---- RECORDS FOR PROCESSING

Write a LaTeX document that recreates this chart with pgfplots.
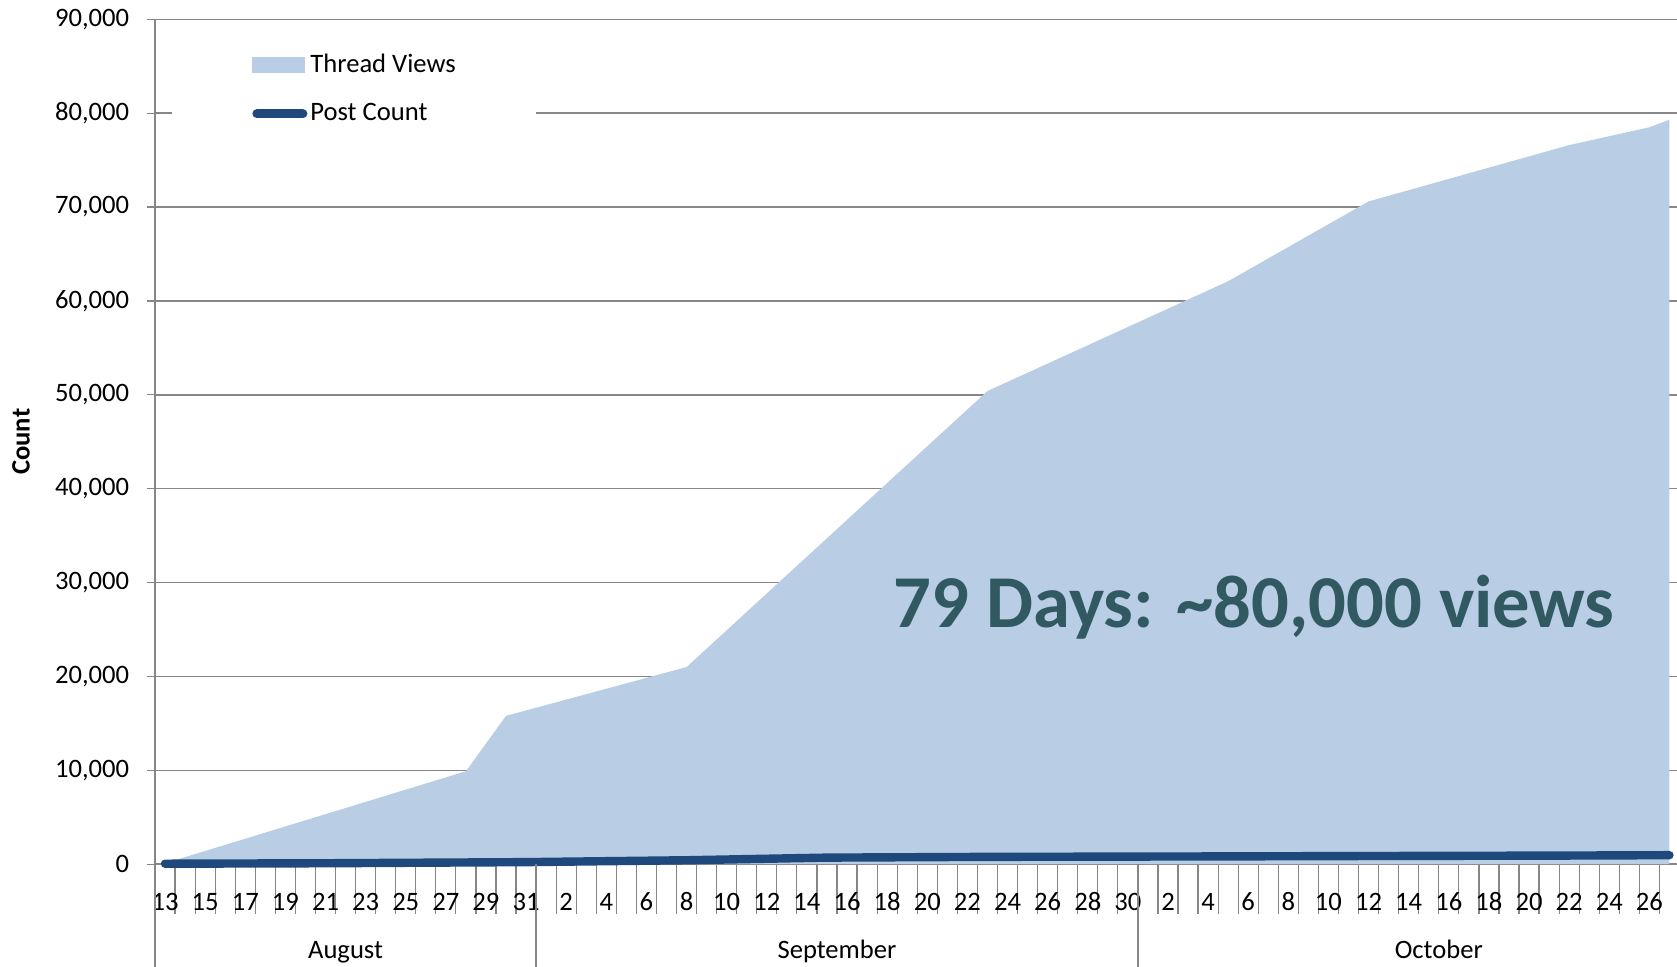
\documentclass[border=0pt]{standalone}
\usepackage{fontspec}
\setmainfont{Carlito}
\usepackage{pgfplots}
\pgfplotsset{compat=1.18}
\definecolor{areablue}{HTML}{B9CDE5}
\definecolor{postblue}{HTML}{1F497D}
\definecolor{gridgray}{HTML}{868686}
\definecolor{annot}{RGB}{49,89,97}
\begin{document}
\fontsize{13.3}{16}\selectfont
\begin{tikzpicture}
\useasboundingbox (0,0) rectangle (838.5pt,483.5pt);
\clip (0,0) rectangle (838.5pt,483.5pt);
\begin{axis}[
  at={(77.5pt,51.4pt)}, anchor=south west,
  scale only axis, width=792.35pt, height=422.45pt,
  xmin=-0.5, xmax=78.5, ymin=0, ymax=90000,
  clip=false,
  axis x line=bottom, axis y line=left,
  axis line style={-, draw=gridgray, line width=0.75pt},
  ytick={0,10000,...,90000},
  ymajorgrids, grid style={draw=gridgray, line width=0.75pt},
  scaled y ticks=false,
  /pgf/number format/1000 sep={,},
  /pgf/number format/assume math mode=true,
  tick align=outside,
  major tick length=4pt,
  minor tick length=25pt,
  tick style={draw=gridgray, line width=0.6pt},
  major x tick style={draw=none},
  xtick={0,2,...,74},
  xticklabels={13,15,17,19,21,23,25,27,29,31,2,4,6,8,10,12,14,16,18,20,22,24,26,28,30,2,4,6,8,10,12,14,16,18,20,22,24,26},
  minor xtick={-0.5,0.5,...,78.5},
  xticklabel style={anchor=base, yshift=-19pt},
  yticklabel style={xshift=-4.3pt},
  ylabel={\bfseries Count},
  ylabel style={at={(rel axis cs:-0.08454,0.5)}, anchor=center},
  legend cell align=left,
  legend style={at={(rel axis cs:0.01073,0.9735)}, anchor=north west,
    draw=none, fill=white, inner xsep=40pt, inner ysep=6pt,
    row sep=13.4pt, column sep=1.5pt, nodes={inner sep=0pt}},
]
\addplot[fill=areablue, draw=none,
  legend image code/.code={\fill[areablue] (0pt,-4pt) rectangle (26.5pt,4pt);}]
  coordinates {(0,100) (15,9900) (17,15800) (26,21000) (41,50400) (53,62100)
    (60,70600) (70,76600) (74,78500) (75,79300)} \closedcycle;
\addlegendentry{Thread Views}
\addplot[postblue, line width=4.2pt, line cap=round, line join=round, mark=none,
  legend image code/.code={\draw[postblue, line width=4.5pt, line cap=round] (2.25pt,0pt) -- (25.25pt,0pt);}]
  coordinates {(0,50) (8,100) (18,220) (26,420) (33,700) (41,780) (53,830)
    (60,870) (70,920) (75,960)};
\addlegendentry{Post Count}
\draw[gridgray, line width=0.75pt] (axis cs:-0.5,0) -- ++(0pt,-52pt);
\draw[gridgray, line width=0.75pt] (axis cs:18.5,0) -- ++(0pt,-52pt);
\draw[gridgray, line width=0.75pt] (axis cs:48.5,0) -- ++(0pt,-52pt);
\node[anchor=base, yshift=-47pt] at (axis cs:9,0) {August};
\node[anchor=base, yshift=-47pt] at (axis cs:33.5,0) {September};
\node[anchor=base, yshift=-47pt] at (axis cs:63.5,0) {October};
\node[anchor=base, text=annot, font=\fontsize{37.3}{45}\selectfont\bfseries]
  at (axis cs:54.3,25260) {79 Days: \textasciitilde 80,000 views};
\end{axis}
\end{tikzpicture}
\end{document}
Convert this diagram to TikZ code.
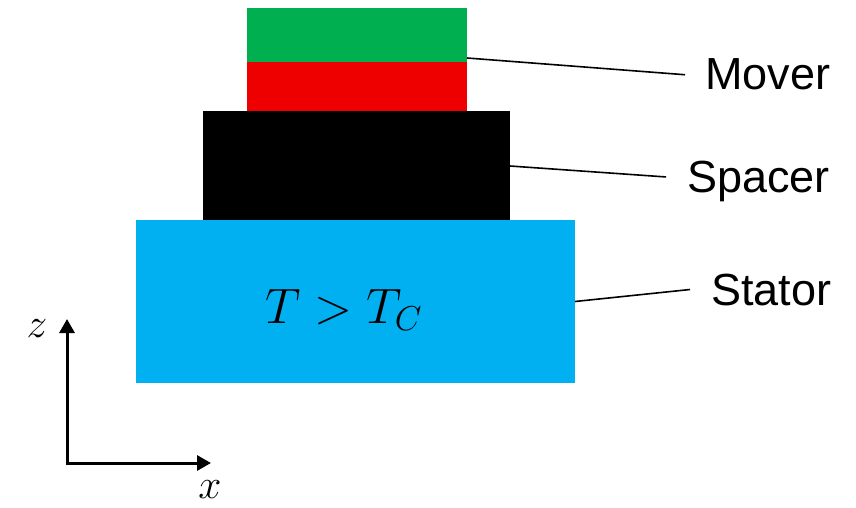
\documentclass[tikz,border=0pt]{standalone}
\usepackage{fontspec}
\setmainfont{Liberation Sans}
\usetikzlibrary{arrows.meta}
\definecolor{moverg}{HTML}{00B050}
\definecolor{moverr}{HTML}{EE0000}
\definecolor{statorb}{HTML}{00B0F0}
\begin{document}
\begin{tikzpicture}[x=0.5pt,y=-0.5pt,
  layer/.style={draw=none, inner sep=0, outer sep=0, anchor=north west},
  lbl/.style={font=\fontsize{22.5}{27}\selectfont, anchor=base west, inner sep=0},
  leader/.style={line width=0.8pt},
  axis/.style={line width=1.5pt, line join=miter, {Triangle[length=7pt,width=7.5pt]}-{Triangle[length=7pt,width=7.5pt]}},
  axlbl/.style={font=\fontsize{22.5}{27}\selectfont, inner sep=0}]
\useasboundingbox (0,0) rectangle (856,508);
% layers
\node[layer, fill=moverg, minimum width=110pt, minimum height=27pt] (mg) at (247,8) {};
\node[layer, fill=moverr, minimum width=110pt, minimum height=24.5pt] (mr) at (247,62) {};
\node[layer, fill=black, minimum width=153.5pt, minimum height=55pt] (blk) at (203,111) {};
\node[layer, fill=statorb, minimum width=219.5pt, minimum height=81.5pt] (blue) at (136,220) {};
\node[anchor=base west, inner sep=0, font=\fontsize{26.5}{30}\selectfont] (temp) at (265,323) {$T > T_C$};
% labels
\node[lbl] (mover) at (705,90) {Mover};
\node[lbl] (spacer) at (687,192) {Spacer};
\node[lbl] (stator) at (711,305) {Stator};
% leaders
\draw[leader] ([yshift=2pt]mg.south east) -- ([xshift=-10pt]mover.west);
\draw[leader] (blk.east) -- ([xshift=-10.5pt,yshift=2pt]spacer.west);
\draw[leader] (blue.east) -- ([xshift=-10.5pt]stator.west);
% axes
\coordinate (o) at (67,463);
\coordinate (ztip) at (67,319);
\coordinate (xtip) at (211,463);
\draw[axis] (ztip) -- (o) -- (xtip);
\node[axlbl] (zl) at (37,329) {$z$};
\node[axlbl] (xl) at (210,490) {$x$};
\end{tikzpicture}
\end{document}
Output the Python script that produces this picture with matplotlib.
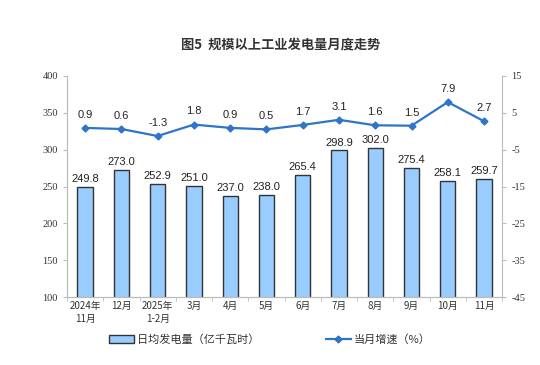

--------

_TASK DETAILS_
Write every entry out again exactly, dropping the pictures.

_WORKED SOLUTION_
Write a LaTeX document that recreates this chart with pgfplots.
\documentclass[border=0pt]{standalone}
\usepackage{fontspec}
\setmainfont{Carlito}
\usepackage{pgfplots}
\pgfplotsset{compat=1.18}
\definecolor{areablue}{HTML}{B9CDE5}
\definecolor{postblue}{HTML}{1F497D}
\definecolor{gridgray}{HTML}{868686}
\definecolor{annot}{RGB}{49,89,97}
\begin{document}
\fontsize{13.3}{16}\selectfont
\begin{tikzpicture}
\useasboundingbox (0,0) rectangle (838.5pt,483.5pt);
\clip (0,0) rectangle (838.5pt,483.5pt);
\begin{axis}[
  at={(77.5pt,51.4pt)}, anchor=south west,
  scale only axis, width=792.35pt, height=422.45pt,
  xmin=-0.5, xmax=78.5, ymin=0, ymax=90000,
  clip=false,
  axis x line=bottom, axis y line=left,
  axis line style={-, draw=gridgray, line width=0.75pt},
  ytick={0,10000,...,90000},
  ymajorgrids, grid style={draw=gridgray, line width=0.75pt},
  scaled y ticks=false,
  /pgf/number format/1000 sep={,},
  /pgf/number format/assume math mode=true,
  tick align=outside,
  major tick length=4pt,
  minor tick length=25pt,
  tick style={draw=gridgray, line width=0.6pt},
  major x tick style={draw=none},
  xtick={0,2,...,74},
  xticklabels={13,15,17,19,21,23,25,27,29,31,2,4,6,8,10,12,14,16,18,20,22,24,26,28,30,2,4,6,8,10,12,14,16,18,20,22,24,26},
  minor xtick={-0.5,0.5,...,78.5},
  xticklabel style={anchor=base, yshift=-19pt},
  yticklabel style={xshift=-4.3pt},
  ylabel={\bfseries Count},
  ylabel style={at={(rel axis cs:-0.08454,0.5)}, anchor=center},
  legend cell align=left,
  legend style={at={(rel axis cs:0.01073,0.9735)}, anchor=north west,
    draw=none, fill=white, inner xsep=40pt, inner ysep=6pt,
    row sep=13.4pt, column sep=1.5pt, nodes={inner sep=0pt}},
]
\addplot[fill=areablue, draw=none,
  legend image code/.code={\fill[areablue] (0pt,-4pt) rectangle (26.5pt,4pt);}]
  coordinates {(0,100) (15,9900) (17,15800) (26,21000) (41,50400) (53,62100)
    (60,70600) (70,76600) (74,78500) (75,79300)} \closedcycle;
\addlegendentry{Thread Views}
\addplot[postblue, line width=4.2pt, line cap=round, line join=round, mark=none,
  legend image code/.code={\draw[postblue, line width=4.5pt, line cap=round] (2.25pt,0pt) -- (25.25pt,0pt);}]
  coordinates {(0,50) (8,100) (18,220) (26,420) (33,700) (41,780) (53,830)
    (60,870) (70,920) (75,960)};
\addlegendentry{Post Count}
\draw[gridgray, line width=0.75pt] (axis cs:-0.5,0) -- ++(0pt,-52pt);
\draw[gridgray, line width=0.75pt] (axis cs:18.5,0) -- ++(0pt,-52pt);
\draw[gridgray, line width=0.75pt] (axis cs:48.5,0) -- ++(0pt,-52pt);
\node[anchor=base, yshift=-47pt] at (axis cs:9,0) {August};
\node[anchor=base, yshift=-47pt] at (axis cs:33.5,0) {September};
\node[anchor=base, yshift=-47pt] at (axis cs:63.5,0) {October};
\node[anchor=base, text=annot, font=\fontsize{37.3}{45}\selectfont\bfseries]
  at (axis cs:54.3,25260) {79 Days: \textasciitilde 80,000 views};
\end{axis}
\end{tikzpicture}
\end{document}
Convert this diagram to TikZ code.
\documentclass[tikz,border=0pt]{standalone}
\usepackage{fontspec}
\setmainfont{Liberation Sans}
\usetikzlibrary{arrows.meta}
\definecolor{moverg}{HTML}{00B050}
\definecolor{moverr}{HTML}{EE0000}
\definecolor{statorb}{HTML}{00B0F0}
\begin{document}
\begin{tikzpicture}[x=0.5pt,y=-0.5pt,
  layer/.style={draw=none, inner sep=0, outer sep=0, anchor=north west},
  lbl/.style={font=\fontsize{22.5}{27}\selectfont, anchor=base west, inner sep=0},
  leader/.style={line width=0.8pt},
  axis/.style={line width=1.5pt, line join=miter, {Triangle[length=7pt,width=7.5pt]}-{Triangle[length=7pt,width=7.5pt]}},
  axlbl/.style={font=\fontsize{22.5}{27}\selectfont, inner sep=0}]
\useasboundingbox (0,0) rectangle (856,508);
% layers
\node[layer, fill=moverg, minimum width=110pt, minimum height=27pt] (mg) at (247,8) {};
\node[layer, fill=moverr, minimum width=110pt, minimum height=24.5pt] (mr) at (247,62) {};
\node[layer, fill=black, minimum width=153.5pt, minimum height=55pt] (blk) at (203,111) {};
\node[layer, fill=statorb, minimum width=219.5pt, minimum height=81.5pt] (blue) at (136,220) {};
\node[anchor=base west, inner sep=0, font=\fontsize{26.5}{30}\selectfont] (temp) at (265,323) {$T > T_C$};
% labels
\node[lbl] (mover) at (705,90) {Mover};
\node[lbl] (spacer) at (687,192) {Spacer};
\node[lbl] (stator) at (711,305) {Stator};
% leaders
\draw[leader] ([yshift=2pt]mg.south east) -- ([xshift=-10pt]mover.west);
\draw[leader] (blk.east) -- ([xshift=-10.5pt,yshift=2pt]spacer.west);
\draw[leader] (blue.east) -- ([xshift=-10.5pt]stator.west);
% axes
\coordinate (o) at (67,463);
\coordinate (ztip) at (67,319);
\coordinate (xtip) at (211,463);
\draw[axis] (ztip) -- (o) -- (xtip);
\node[axlbl] (zl) at (37,329) {$z$};
\node[axlbl] (xl) at (210,490) {$x$};
\end{tikzpicture}
\end{document}
Output the Python script that produces this picture with matplotlib.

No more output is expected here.